═══ SOURCE EXCERPT

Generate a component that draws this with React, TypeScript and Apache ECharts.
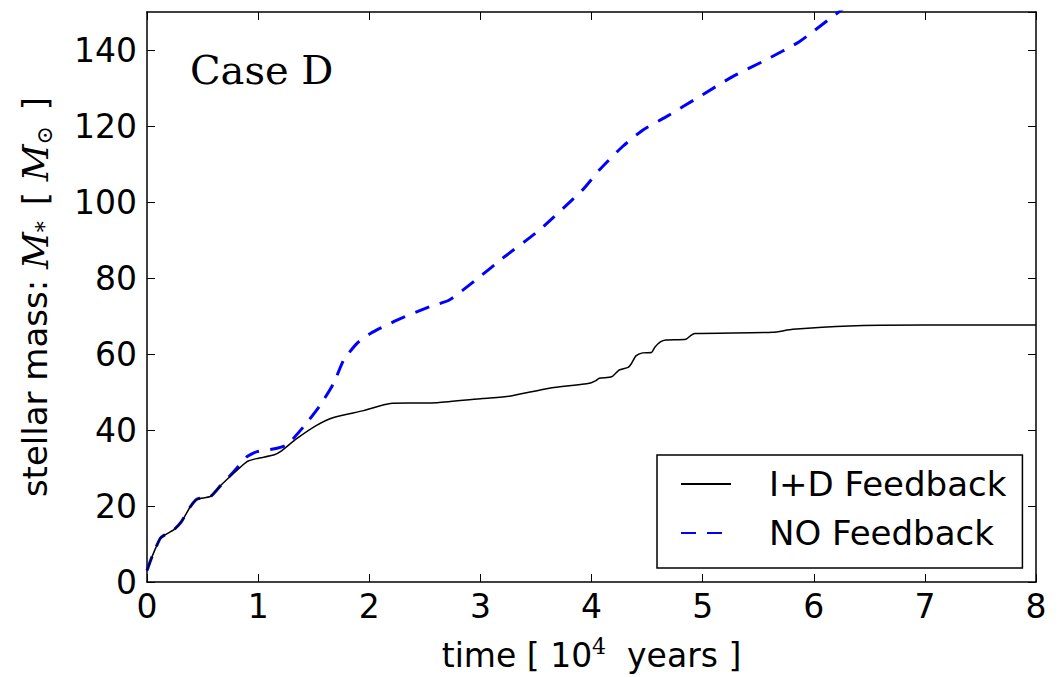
import React, { useEffect, useRef } from "react";
import * as echarts from "echarts";

// time in units of 10^4 years
const timeID = [0, 0.03, 0.07, 0.12, 0.16, 0.24, 0.31, 0.39, 0.45, 0.57, 0.66, 0.78, 0.9, 0.99, 1.14, 1.2, 1.35, 1.53, 1.68, 1.95, 2.19, 2.4, 2.61, 3.02, 3.26, 3.62, 3.98, 4.04, 4.07, 4.18, 4.22, 4.25, 4.33, 4.36, 4.4, 4.46, 4.54, 4.57, 4.62, 4.67, 4.85, 4.89, 4.93, 5.63, 5.81, 6.32, 7.0, 8.0];
const massID = [3.0, 5.5, 8.4, 11.5, 12.4, 13.7, 15.9, 19.8, 21.8, 22.5, 25.3, 28.6, 31.7, 32.5, 33.4, 34.3, 37.8, 41.3, 43.3, 45.1, 47.0, 47.1, 47.2, 48.3, 48.9, 51.0, 52.3, 53.0, 53.6, 54.0, 55.0, 55.8, 56.5, 57.5, 59.5, 60.3, 60.4, 61.8, 63.2, 63.7, 63.9, 64.8, 65.4, 65.7, 66.5, 67.4, 67.6, 67.6];

const timeNO = [0, 0.03, 0.07, 0.12, 0.16, 0.24, 0.31, 0.39, 0.45, 0.57, 0.66, 0.78, 0.9, 0.99, 1.17, 1.26, 1.41, 1.56, 1.68, 1.77, 1.89, 2.01, 2.25, 2.54, 2.72, 2.96, 3.2, 3.53, 3.92, 4.07, 4.28, 4.46, 4.67, 4.97, 5.27, 5.57, 5.87, 6.17, 6.5];
const massNO = [3.0, 5.5, 8.4, 11.5, 12.4, 13.7, 15.9, 19.8, 21.8, 22.5, 25.3, 29.0, 33.0, 34.3, 35.2, 36.1, 40.9, 46.6, 52.3, 58.4, 62.8, 65.4, 68.9, 72.4, 74.2, 79.5, 85.2, 92.6, 103.2, 108.4, 114.6, 118.9, 122.4, 127.7, 133.0, 137.4, 142.2, 148.8, 156.0];

const seriesNames = ["I+D Feedback", "NO Feedback"];
const caseLabel = "Case D";

const SANS = "DejaVu Sans";
const SERIF = "DejaVu Serif";

export default function App() {
  const ref = useRef<HTMLDivElement>(null);
  useEffect(() => {
    document.body.style.margin = "0";
    const chart = echarts.init(ref.current!, null, { renderer: "svg" });
    const pair = (t: number[], v: number[]) => t.map((x, i) => [x, v[i]]);
    const axisLineStyle = { show: true, onZero: false, lineStyle: { color: "#000", width: 1.5 } };
    const tickStyle = { show: true, inside: true, length: 8, lineStyle: { color: "#000", width: 1 } };
    chart.setOption({
      animation: false,
      backgroundColor: "#fff",
      grid: { left: 147, right: 25, top: 12, bottom: 95, containLabel: false },
      xAxis: [
        {
          type: "value",
          min: 0,
          max: 8,
          interval: 1,
          position: "bottom",
          axisLine: axisLineStyle,
          axisTick: tickStyle,
          splitLine: { show: false },
          axisLabel: { fontSize: 33, color: "#000", fontFamily: SANS, margin: 8 },
          name: "{t|time [ 10}{sup|4}{t|  years ]}",
          nameLocation: "middle",
          nameGap: 53,
          nameTextStyle: {
            rich: {
              t: { fontSize: 33, fontFamily: SANS, color: "#000", lineHeight: 40 },
              sup: { fontSize: 22, fontFamily: SERIF, color: "#000", verticalAlign: "top", lineHeight: 40, padding: [0, 0, 14, 0] },
            },
          },
        },
        {
          type: "value",
          min: 0,
          max: 8,
          interval: 1,
          position: "top",
          axisLine: axisLineStyle,
          axisTick: tickStyle,
          splitLine: { show: false },
          axisLabel: { show: false },
        },
      ],
      yAxis: [
        {
          type: "value",
          min: 0,
          max: 150,
          interval: 20,
          position: "left",
          axisLine: axisLineStyle,
          axisTick: tickStyle,
          splitLine: { show: false },
          axisLabel: { fontSize: 33, color: "#000", fontFamily: SANS, margin: 10, showMaxLabel: false },
          name: "{t|stellar mass: }{m|M}{sub|*}{t| [ }{m|M}{sub|⊙}{t| ]}",
          nameLocation: "middle",
          nameGap: 92,
          nameTextStyle: {
            rich: {
              t: { fontSize: 34, fontFamily: SANS, color: "#000", lineHeight: 40 },
              m: { fontSize: 36, fontFamily: SERIF, fontStyle: "italic", color: "#000", lineHeight: 40 },
              sub: { fontSize: 22, fontFamily: SERIF, color: "#000", verticalAlign: "bottom", lineHeight: 40, padding: [8, 5, 0, 0] },
            },
          },
        },
        {
          type: "value",
          min: 0,
          max: 150,
          interval: 20,
          position: "right",
          axisLine: axisLineStyle,
          axisTick: tickStyle,
          splitLine: { show: false },
          axisLabel: { show: false },
        },
      ],
      legend: {
        orient: "vertical",
        left: 657,
        top: 455,
        padding: [12, 16, 18, 23],
        itemGap: 15,
        itemWidth: 50,
        itemHeight: 14,
        borderColor: "#000",
        borderWidth: 1.5,
        borderRadius: 0,
        backgroundColor: "#fff",
        itemStyle: { opacity: 0 },
        textStyle: { fontSize: 34, fontFamily: SANS, color: "#000", padding: [0, 0, 0, 33], lineHeight: 33 },
        data: seriesNames,
      },
      graphic: [
        {
          type: "text",
          left: 190,
          top: 50,
          style: { text: caseLabel, font: `40px "${SERIF}"`, fill: "#000" },
        },
      ],
      series: [
        {
          name: seriesNames[0],
          type: "line",
          data: pair(timeID, massID),
          symbol: "none",
          smooth: 0.2,
          clip: true,
          lineStyle: { color: "#000", width: 1.5, type: "solid" },
          itemStyle: { color: "#000" },
          z: 3,
        },
        {
          name: seriesNames[1],
          type: "line",
          data: pair(timeNO, massNO),
          symbol: "none",
          smooth: 0.2,
          clip: true,
          lineStyle: { color: "#0000ff", width: 3, type: [15, 11] },
          itemStyle: { color: "#0000ff" },
          z: 2,
        },
      ],
    });
    return () => chart.dispose();
  }, []);
  return <div ref={ref} style={{ width: 1061, height: 677 }} />;
}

══════

TASK INSTRUCTIONS>
Pictures stay out. Print the data exactly, from its first line through the line containing "67.4, 67.6, 67.6];".

RESULT OF THIS EXERCISE>
Generate a component that draws this with React, TypeScript and Apache ECharts.
import React, { useEffect, useRef } from "react";
import * as echarts from "echarts";

// time in units of 10^4 years
const timeID = [0, 0.03, 0.07, 0.12, 0.16, 0.24, 0.31, 0.39, 0.45, 0.57, 0.66, 0.78, 0.9, 0.99, 1.14, 1.2, 1.35, 1.53, 1.68, 1.95, 2.19, 2.4, 2.61, 3.02, 3.26, 3.62, 3.98, 4.04, 4.07, 4.18, 4.22, 4.25, 4.33, 4.36, 4.4, 4.46, 4.54, 4.57, 4.62, 4.67, 4.85, 4.89, 4.93, 5.63, 5.81, 6.32, 7.0, 8.0];
const massID = [3.0, 5.5, 8.4, 11.5, 12.4, 13.7, 15.9, 19.8, 21.8, 22.5, 25.3, 28.6, 31.7, 32.5, 33.4, 34.3, 37.8, 41.3, 43.3, 45.1, 47.0, 47.1, 47.2, 48.3, 48.9, 51.0, 52.3, 53.0, 53.6, 54.0, 55.0, 55.8, 56.5, 57.5, 59.5, 60.3, 60.4, 61.8, 63.2, 63.7, 63.9, 64.8, 65.4, 65.7, 66.5, 67.4, 67.6, 67.6];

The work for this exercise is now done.